**Written request**
Only the lines between the line holding "Convert this chart" and the line holding "serie = ['donne', 'uomini']", both of those included, should be copied exactly; drop the pictures.

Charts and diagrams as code
+ + +

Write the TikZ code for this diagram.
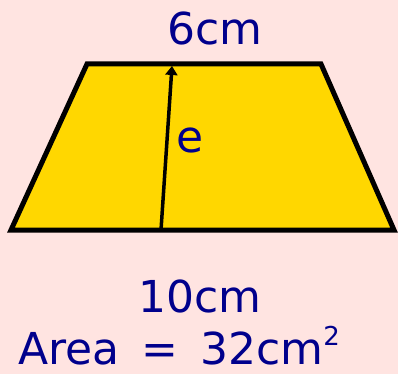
\documentclass[tikz,border=0pt]{standalone}
\usepackage{fontspec}
\setmainfont{DejaVu Sans}
\usetikzlibrary{arrows.meta}
\definecolor{bgpink}{RGB}{255,228,225}
\definecolor{trapyellow}{RGB}{255,215,0}
\definecolor{labelblue}{RGB}{0,0,140}
\begin{document}
\begin{tikzpicture}[
    x=1pt, y=-1pt,
    lbl/.style={text=labelblue, font=\fontsize{44}{48}\selectfont, inner sep=0pt, anchor=base},
    >={Triangle[length=9pt,width=12pt]}
]
\fill[bgpink] (0,0) rectangle (398,374);
\useasboundingbox (0,0) rectangle (398,374);
% corners
\coordinate (tl) at (87,64);
\coordinate (tr) at (321,64);
\coordinate (br) at (394,230);
\coordinate (bl) at (11,230);
\draw[line width=5pt, fill=trapyellow, line join=miter] (tl) -- (tr) -- (br) -- (bl) -- cycle;
% height
\coordinate (foot) at (161,230);
\coordinate (top) at (172,66);
\draw[->, line width=3.5pt] (foot) -- (top);
\node[lbl] (topside) at (215,45) {6cm};
\node[lbl, anchor=base west] (height) at (176,153) {e};
\node[lbl] (bottomside) at (200,312) {10cm};
\node[lbl, anchor=base west] (area) at (18,364) {Area\hspace{22pt}=\hspace{22pt}32cm\raisebox{19pt}{\fontsize{26}{28}\selectfont 2}};
\end{tikzpicture}
\end{document}
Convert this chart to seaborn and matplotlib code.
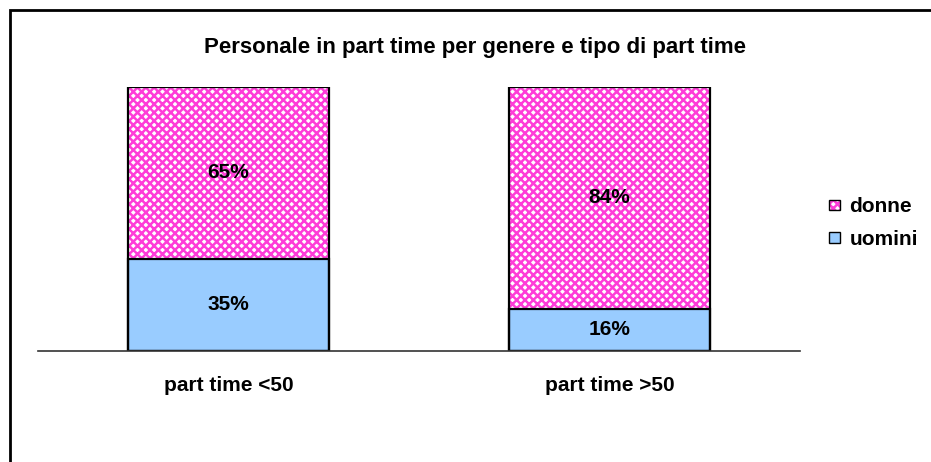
import matplotlib
matplotlib.use('Agg')
import matplotlib.pyplot as plt
import seaborn as sns
import pandas as pd
from matplotlib.patches import Rectangle, Patch
from matplotlib.legend_handler import HandlerTuple

# Dati
categorie = ['part time <50', 'part time >50']
uomini = [0.35, 0.16]
donne = [0.65, 0.84]
serie = ['donne', 'uomini']

sns.set_theme(style='white')
plt.rcParams['font.family'] = ['Liberation Sans', 'DejaVu Sans']
plt.rcParams['hatch.linewidth'] = 1.8
plt.rcParams['text.color'] = 'black'
plt.rcParams['xtick.color'] = 'black'

colore_uomini = '#99CCFF'
colore_donne = '#FF3CD8'

fig = plt.figure(figsize=(9.31, 4.62), dpi=100)
ax = fig.add_axes([38 / 931, (462 - 351) / 462, (800 - 38) / 931, (351 - 87) / 462])

totale = [u + d for u, d in zip(uomini, donne)]
df = pd.DataFrame({'categoria': categorie, 'uomini': uomini, 'donne': donne, 'totale': totale})

# barra totale (donne) con tratteggio rosa
sns.barplot(data=df, x='categoria', y='totale', ax=ax, color='white', width=0.53,
            edgecolor=colore_donne, linewidth=0, hatch='xxxx', saturation=1)
# barra uomini sopra
sns.barplot(data=df, x='categoria', y='uomini', ax=ax, color=colore_uomini, width=0.53,
            linewidth=0, saturation=1)
# bordi neri
sns.barplot(data=df, x='categoria', y='totale', ax=ax, fill=False, width=0.53,
            edgecolor='black', linewidth=1.6)
sns.barplot(data=df, x='categoria', y='uomini', ax=ax, fill=False, width=0.53,
            edgecolor='black', linewidth=1.6)

ax.set_xlim(-0.5, 1.5)
ax.set_ylim(0, 1)
for s in ['top', 'right', 'left']:
    ax.spines[s].set_visible(False)
ax.spines['bottom'].set_color('#333333')
ax.spines['bottom'].set_linewidth(1.2)
ax.set_yticks([])
ax.set_xlabel('')
ax.set_ylabel('')
ax.tick_params(axis='x', length=0, pad=18)
for lab in ax.get_xticklabels():
    lab.set_fontweight('bold')
    lab.set_fontsize(15)
    lab.set_color('black')

# etichette percentuali
for i in range(len(categorie)):
    ax.text(i, uomini[i] / 2, f'{uomini[i]:.0%}', ha='center', va='center',
            fontsize=15, fontweight='bold', color='black')
    ax.text(i, uomini[i] + donne[i] / 2, f'{donne[i]:.0%}', ha='center', va='center',
            fontsize=15, fontweight='bold', color='black')

# titolo
fig.text(475 / 931, 1 - 47 / 462, 'Personale in part time per genere e tipo di part time',
         ha='center', va='center', fontsize=16, fontweight='bold', color='black')

# legenda
h_donne = (Patch(facecolor='white', edgecolor=colore_donne, hatch='xxxx', linewidth=0),
           Patch(fill=False, edgecolor='black', linewidth=1))
h_uomini = Patch(facecolor=colore_uomini, edgecolor='black', linewidth=1)
leg = fig.legend([h_donne, h_uomini], serie, loc='center left',
                 bbox_to_anchor=(810 / 931, 1 - 223 / 462),
                 handler_map={tuple: HandlerTuple(ndivide=1, pad=0)},
                 frameon=False, prop={'weight': 'bold', 'size': 15},
                 handlelength=0.55, handleheight=0.4, handletextpad=0.45, labelspacing=0.65)
for t in leg.get_texts():
    t.set_color('black')

# cornice
fig.patches.append(Rectangle((9.5 / 931, -0.1), 1.0, 1 - 10.5 / 462 + 0.1,
                             transform=fig.transFigure, fill=False,
                             edgecolor='black', linewidth=2))

fig.savefig('out.png', dpi=100)
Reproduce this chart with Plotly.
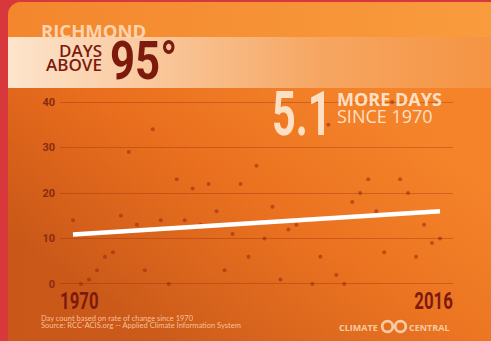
import base64
import plotly.graph_objects as go

# ---------------- data ----------------
years = list(range(1970, 2017))
days_above_95 = [14, 0, 1, 3, 6, 7, 15, 29, 13, 3,
                 34, 14, 0, 23, 14, 21, 13, 22, 16, 3,
                 11, 22, 6, 26, 10, 17, 1, 12, 13, 14,
                 0, 6, 35, 2, 0, 18, 20, 23, 16, 7,
                 40, 23, 20, 6, 13, 9, 10]
trend_years = [1970, 2016]
trend_days = [10.9, 16.0]
y_ticks = [0, 10, 20, 30, 40]
x_labels = ["1970", "2016"]

city = "RICHMOND"
headline = ["DAYS", "ABOVE", "95°"]
change_value = "5.1"
change_text = ["MORE DAYS", "SINCE 1970"]
notes = ["Day count based on rate of change since 1970",
         "Source: RCC-ACIS.org -- Applied Climate Information System"]
brand = ["CLIMATE", "CENTRAL"]

# ---------------- geometry ----------------
W, H = 491, 341
ML, MR, MT, MB = 60, 38, 95, 51
PW, PH = W - ML - MR, H - MT - MB


def px(x):
    return (x - ML) / PW


def py(y):
    return (H - MB - y) / PH


svg = f"""<svg xmlns='http://www.w3.org/2000/svg' width='{W}' height='{H}' viewBox='0 0 {W} {H}' preserveAspectRatio='none'>
<defs>
<clipPath id='c'><rect x='8' y='2' width='540' height='352' rx='13' ry='13'/></clipPath>
<linearGradient id='top' gradientUnits='userSpaceOnUse' x1='0' y1='0' x2='491' y2='0'>
<stop offset='0' stop-color='#f3862c'/><stop offset='1' stop-color='#f99c3e'/></linearGradient>
<linearGradient id='band' gradientUnits='userSpaceOnUse' x1='0' y1='0' x2='491' y2='0'>
<stop offset='0' stop-color='#fde6cf'/><stop offset='0.35' stop-color='#f9c496'/>
<stop offset='0.65' stop-color='#f6a662'/><stop offset='1' stop-color='#f59443'/></linearGradient>
<linearGradient id='main' gradientUnits='userSpaceOnUse' x1='330' y1='88' x2='170' y2='341'>
<stop offset='0' stop-color='#f27d25'/><stop offset='0.45' stop-color='#e86c1c'/>
<stop offset='1' stop-color='#c95718'/></linearGradient>
<linearGradient id='side' gradientUnits='userSpaceOnUse' x1='0' y1='0' x2='491' y2='0'>
<stop offset='0' stop-color='#ffa040' stop-opacity='0'/><stop offset='1' stop-color='#ffa040' stop-opacity='0.18'/></linearGradient>
</defs>
<rect width='{W}' height='{H}' fill='#d8383b'/>
<g clip-path='url(#c)'>
<rect x='0' y='0' width='{W}' height='{H}' fill='url(#main)'/>
<rect x='0' y='88' width='{W}' height='260' fill='url(#side)'/>
<rect x='0' y='0' width='{W}' height='37' fill='url(#top)'/>
<rect x='0' y='37' width='{W}' height='51' fill='url(#band)'/>
</g>
<circle cx='387.5' cy='326.5' r='5.3' fill='none' stroke='#f6caa2' stroke-width='2.8'/>
<circle cx='400.5' cy='326.5' r='5.3' fill='none' stroke='#f6caa2' stroke-width='2.8'/>
</svg>"""
bg_src = "data:image/svg+xml;base64," + base64.b64encode(svg.encode("utf-8")).decode("ascii")

NARROW = "Roboto, sans-serif"
SANS = "Open Sans, Lato, sans-serif"
DARK = "#7c1a0e"
PEACH = "#fde0c4"

fig = go.Figure()

fig.add_trace(go.Scatter(
    x=years, y=days_above_95, mode="markers",
    marker=dict(size=4, color="rgba(150,40,10,0.55)"),
    hoverinfo="skip", showlegend=False))

fig.add_trace(go.Scatter(
    x=trend_years, y=trend_days, mode="lines",
    line=dict(color="white", width=4.5),
    hoverinfo="skip", showlegend=False))

ann = []


def add_text(text, x, y, size, color, family, xanchor="left", weight="normal"):
    ann.append(dict(text=text, x=px(x), y=py(y), xref="paper", yref="paper",
                    xanchor=xanchor, yanchor="middle", showarrow=False,
                    font=dict(size=size, color=color, family=family, weight=weight)))


add_text(city, 39, 30.5, 18.5, "#fcd3ae", SANS, weight=700)
add_text(headline[0], 104, 50.5, 17, DARK, SANS, xanchor="right", weight=600)
add_text(headline[1], 104, 64.5, 17, DARK, SANS, xanchor="right", weight=600)
add_text(headline[2], 108, 61, 54, DARK, NARROW, weight=700)
add_text(change_value, 270, 113.5, 61, PEACH, NARROW, weight=700)
add_text(change_text[0], 335, 99, 18, PEACH, SANS, weight=700)
add_text(change_text[1], 335, 115.5, 18, PEACH, SANS)
add_text(x_labels[0], 58, 301.5, 23, DARK, NARROW, weight=700)
add_text(x_labels[1], 455, 301.5, 23, DARK, NARROW, xanchor="right", weight=700)
add_text(notes[0], 39, 318, 7.5, "rgba(252,208,170,0.9)", "Lato, Open Sans, sans-serif")
add_text(notes[1], 39, 325, 7.5, "rgba(252,208,170,0.9)", "Lato, Open Sans, sans-serif")
add_text(brand[0], 380, 327, 9, "#f6caa2", SANS, xanchor="right", weight=700)
add_text(brand[1], 407, 327, 9, "#f6caa2", SANS, weight=700)

fig.update_layout(
    width=W, height=H,
    margin=dict(l=ML, r=MR, t=MT, b=MB, pad=0),
    paper_bgcolor="#d8383b",
    plot_bgcolor="rgba(0,0,0,0)",
    images=[dict(source=bg_src, xref="paper", yref="paper",
                 x=px(0), y=py(0), sizex=W / PW, sizey=H / PH,
                 xanchor="left", yanchor="top", sizing="stretch", layer="below")],
    annotations=ann,
    xaxis=dict(range=[1968.37, 2017.63], showgrid=False, zeroline=False,
               showticklabels=False, showline=False, fixedrange=True),
    yaxis=dict(range=[-1.32, 41.54], tickvals=y_ticks, showgrid=True,
               gridcolor="rgba(150,40,10,0.35)", gridwidth=1, zeroline=False,
               showline=False, ticks="", ticklabelstandoff=4,
               tickfont=dict(size=11, color="#8a2a12", family=NARROW, weight=700),
               fixedrange=True),
    showlegend=False,
)

# remove the page margin and condense the display numerals (no condensed font installed)
post = """
document.body.style.margin='0';
document.body.style.padding='0';
var gd=document.getElementById('{plot_id}');
var spec={'95\\u00b0':[0.81,'l'],'5.1':[0.68,'l'],'1970':[0.73,'l'],'2016':[0.73,'r']};
gd.querySelectorAll('text.annotation-text').forEach(function(t){
  var s=spec[t.textContent]; if(!s) return;
  var b=t.getBBox(); var x0=(s[1]==='l')?b.x:b.x+b.width;
  var tr=t.getAttribute('transform')||'';
  t.setAttribute('transform', tr+' translate('+x0+',0) scale('+s[0]+',1) translate('+(-x0)+',0)');
});
"""

fig.write_html("out.html", config={"displayModeBar": False}, post_script=post)
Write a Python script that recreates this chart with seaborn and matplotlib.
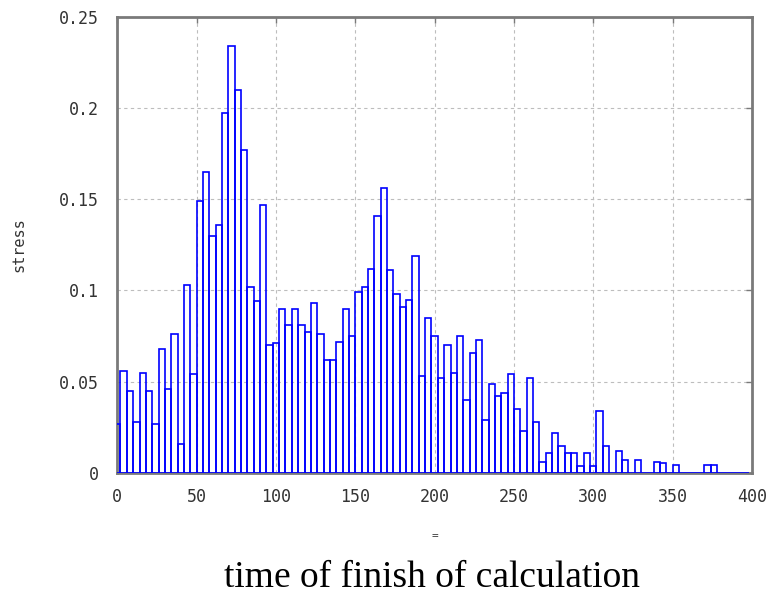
import numpy as np
import pandas as pd
import matplotlib
matplotlib.use("Agg")
import matplotlib.pyplot as plt
import seaborn as sns

# ---- data ----
bin_width = 4
stress = [
    0.027, 0.056, 0.045, 0.028, 0.055, 0.045, 0.027, 0.068, 0.046, 0.076,
    0.016, 0.103, 0.054, 0.149, 0.165, 0.130, 0.136, 0.197, 0.234, 0.210,
    0.177, 0.102, 0.094, 0.147, 0.070, 0.071, 0.090, 0.081, 0.090, 0.081,
    0.077, 0.093, 0.076, 0.062, 0.062, 0.072, 0.090, 0.075, 0.099, 0.102,
    0.112, 0.141, 0.156, 0.111, 0.098, 0.091, 0.095, 0.119, 0.053, 0.085,
    0.075, 0.052, 0.070, 0.055, 0.075, 0.040, 0.066, 0.073, 0.029, 0.049,
    0.042, 0.044, 0.054, 0.035, 0.023, 0.052, 0.028, 0.006, 0.011, 0.022,
    0.015, 0.011, 0.011, 0.004, 0.011, 0.004, 0.034, 0.015, 0.000, 0.012,
    0.007, 0.000, 0.007, 0.000, 0.000, 0.006, 0.0055, 0.000, 0.0045, 0.000,
    0.000, 0.000, 0.000, 0.0045, 0.0045, 0.000, 0.000, 0.000, 0.000, 0.000,
]
x_ticks = [0, 50, 100, 150, 200, 250, 300, 350, 400]
y_ticks = [0, 0.05, 0.1, 0.15, 0.2, 0.25]
y_tick_labels = ["0", "0.05", "0.1", "0.15", "0.2", "0.25"]
x_label = "="
y_label = "stress"
caption = "time of finish of calculation"

centers = np.arange(len(stress)) * bin_width
df = pd.DataFrame({"time": centers, "stress": stress})

sns.set_theme(style="white")
plt.rcParams["font.family"] = ["DejaVu Sans Mono", "DejaVu Sans"]

W, H = 775, 594
fig = plt.figure(figsize=(W / 100, H / 100), dpi=100)
left, right, top, bottom = 117.3, 752.0, 16.7, 473.0
ax = fig.add_axes([left / W, 1 - bottom / H, (right - left) / W, (bottom - top) / H])

sns.histplot(data=df, x="time", weights="stress", binwidth=bin_width,
             binrange=(-2, 398), element="bars", fill=False,
             color="#0000ff", linewidth=1.2, ax=ax)
for p in ax.patches:
    p.set_zorder(3)

ax.set_xlim(0, 400)
ax.set_ylim(0, 0.25)
ax.set_xticks(x_ticks)
ax.set_xticklabels([str(t) for t in x_ticks])
ax.set_yticks(y_ticks)
ax.set_yticklabels(y_tick_labels)

ax.grid(True, color="#bdbdbd", linestyle=(0, (3, 3)), linewidth=0.8)
ax.set_axisbelow(True)
for s in ax.spines.values():
    s.set_color("#7a7a7a")
    s.set_linewidth(2)
    s.set_visible(True)
    s.set_zorder(2.5)

ax.tick_params(direction="in", length=4, width=1, color="#7a7a7a",
               top=True, right=True, labelsize=12, labelcolor="#333333")
ax.tick_params(axis="y", pad=13)
ax.tick_params(axis="x", pad=11)

ax.set_xlabel(x_label, fontsize=8, color="#333333", labelpad=18)
ax.set_ylabel(y_label, fontsize=11, color="#333333", labelpad=24)

fig.text(0.557, 0.027, caption, family="Liberation Serif", fontsize=27,
         ha="center", va="center", color="black")

fig.savefig("out.png", dpi=100)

+ + +

**Answer to this exercise**
Convert this chart to seaborn and matplotlib code.
import matplotlib
matplotlib.use('Agg')
import matplotlib.pyplot as plt
import seaborn as sns
import pandas as pd
from matplotlib.patches import Rectangle, Patch
from matplotlib.legend_handler import HandlerTuple

# Dati
categorie = ['part time <50', 'part time >50']
uomini = [0.35, 0.16]
donne = [0.65, 0.84]
serie = ['donne', 'uomini']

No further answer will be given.